LOSING MORAL LEADERSHIP 

The administration's handling of the coup attempt has won little support inside the United States, even at a time when the attacks of Sept. 11 continue to give President Bush (news - web sites) extra leeway in conducting foreign policy. 

Arturo Valenzuela, director of the Center for Latin American Studies and a former Clinton administration official, said: "Unfortunately, the Bush administration did not seem to understand what was at stake in Venezuela. 

"The United States now risks losing much of the considerable moral and political leadership it had rightly won over the last decade as the nations of the Americas sought to establish the fundamental principle that the problems of democracy are solved in democracy." 

Birns said the Bush administration was the primary loser from the failed coup and had given ammunition to Latin Americans who assume the United States has been behind every coup in their region for decades. 

The United States has denied it encouraged those responsible for the coup, although U.S. officials had met opponents of Chavez frequently in recent months. 

"People have been coming to us complaining. We told them that we support the democratic process and everything has to be done constitutionally. We didn't so much as wink at them," said a State Department official. 

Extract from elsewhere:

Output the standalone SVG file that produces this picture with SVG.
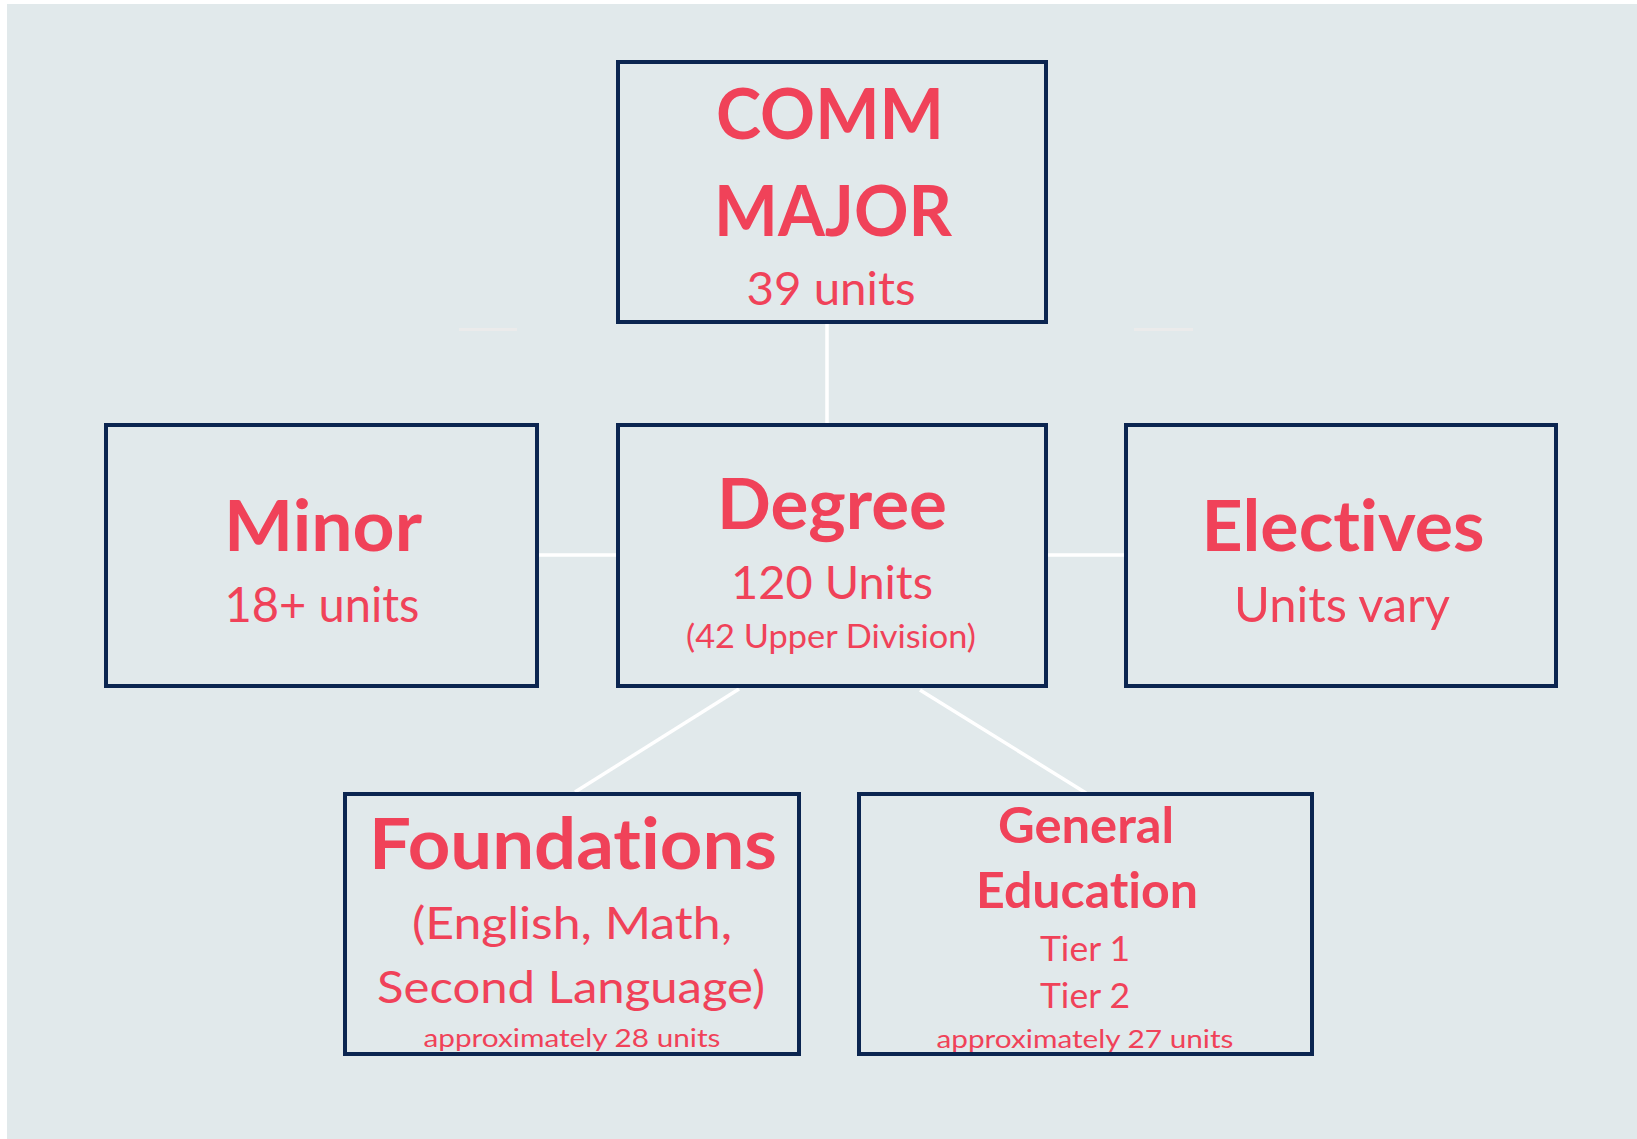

But Roett said the incident reinforced the impression among Latin Americans that Bush does not take them seriously. 

"He (Bush) can't get Congress to cooperate on trade promotion authority. ... The FTAA (Free Trade Area of the Americas) appears to be going nowhere. 

"A series of issues have begin to raise some questions about the commitment of the administration to the region. This is one more step that will convince people who are skeptical that there isn't much depth to the commitment," he added.